La direction du parti doit cependant tenir compte des réticences d’une partie de sa base vis-à-vis de l’indépendance, cette portion des militants et militantes solidaires qui continue à donner priorité aux objectifs de justice sociale plus qu’à la lutte nationaliste, ce qui rend compte de l’indépendantisme mou de Québec solidaire, au contraire du Parti québécois.
La crédibilité de celui-ci est plombée par les mauvais souvenirs liés à son second mandat (1981-1985) et son troisième (1994-2003) tous deux marqués par le ralliement de facto de la direction péquiste au rétrolibéralisme. Cela s’est traduit par des politiques économiques et sociales très restrictives. Les choses n’ont guère changé lors du bref mandat de Pauline Marois (2012-2014).

On répliquera que l’option souverainiste a failli l’emporter lors du référendum d’octobre 1995 tenu sous le leadership de Jacques Parizeau. Mais les circonstances expliquent en bonne partie cette performance. Parizeau s’était fait élire en portant simultanément les chapeaux de la social-démocratie et de l’indépendantisme. Pour ménager les électeurs et électrices, il a évité d’imposer des compressions budgétaires draconiennes avant le référendum (ce dont son successeur Lucien Bouchard allait se charger à partir de février 1996). Les crises constitutionnelles du Lac Meech (1990) et l’échec de l’Accord de Charlottetown (1992) avaient indigné une forte proportion de l’électorat québécois, y compris les nationalistes autonomistes, ce qui explique leur ralliement à "l’option".

La conjoncture est très différente de nos jours. À l’époque, il n’existait qu’une formation souverainiste, le Parti québécois. On en compte deux aujourd’hui dont l’un, Québec solidaire est plus socialiste que nationaliste, à l’inverse de son rival péquiste.

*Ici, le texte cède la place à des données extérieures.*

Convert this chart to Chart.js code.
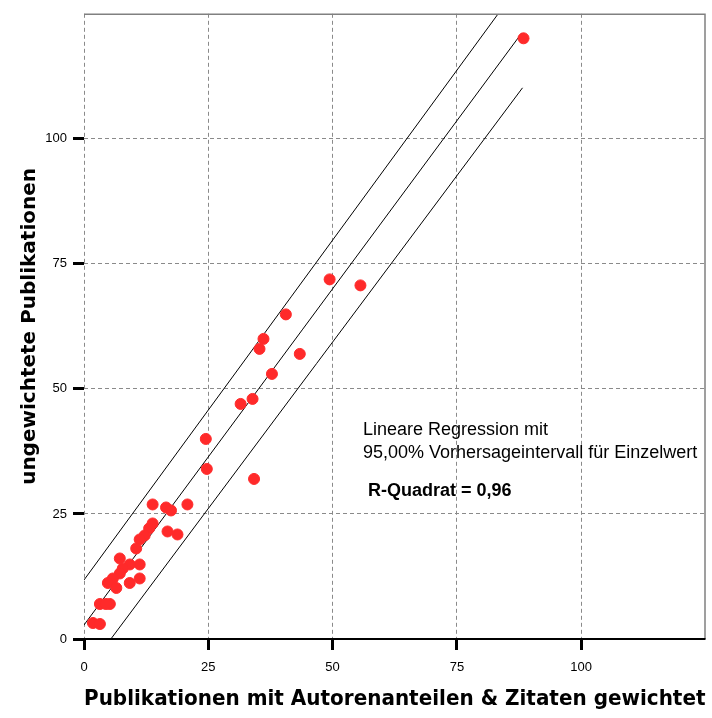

Le Parti québécois essaie de prendre une avance décisive sur Québec solidaire, tentant de le marginaliser, mais c’est un pari risqué à l’issue très incertaine.

De plus, l’opposition parlementaire est divisée en trois partis, un élément qui favorise le gouvernement en place, surtout qu’il bénéficie encore de la faveur populaire. François Legault peut donc jouer sur leur division comme sur du velours pour pérenniser son pouvoir. La nationalisme autonomiste qu’il a adopté, s’il déplaît à l’intelligentsia nationaliste, convient de toute évidence à une majorité de l’électorat.

Dans ce contexte, ni le Parti québécois ni Québec solidaire ne peuvent espérer culbuter le gouvernement Legault, à moins que l’un d’entre eux n’arrive à éliminer son rival. Mais c’est une mission impossible, du moins dans un avenir prévisible. Si un autre référendum sur l’indépendance était organisé, la victoire de l’option souverainiste serait loin d’être acquise. La population dans son ensemble n’en ressent pas l’urgence.

Au-delà de la question du jeu des partis, une question fondamentale reste posée : l’évolution de la société québécoise favorise-t-elle l’option indépendantiste ? On ne remarque plus le même enthousiasme qu’elle suscitait de 1968 à 1980, en particulier chez les jeunes. Ce genre de grand mouvement historique repose sur l’adhésion de portions importantes de la société au cours d’une période historique donnée. Des échecs à répétition finissent par l’émousser et le marginaliser avant qu’il ne disparaisse, au-delà des stratégies mises au point par ses animateurs. Ils ne peuvent faire durer indéfiniment ni artificiellement le momentum.
L’espoir demeure certes, et le courant indépendantiste n’est pas mort. Des surprises demeurent possibles. Assistons-nous à sa renaissance ou à un ultime spasme ?

Personnellement, je pencherais plutôt pour la seconde hypothèse, mais je peux me tromper. Suis-je victime de cette forme de basse incrédulité qui empêche de discerner un mouvement profond à long terme, destiné à bouleverser l’ordre politique dominant ? Ou ferais-je preuve au contraire d’un certain bon sens ?

Quelle que soit la réponse, une chose est certaine ; le mouvement indépendantiste aura marqué le Québec et sa culture politique pour longtemps et il est possible qu’il ressuscite un jour avec force lors d’une conjoncture favorable que nous ne pouvons pas prévoir en ce moment. Il restera en réserve longtemps dans la mémoire collective.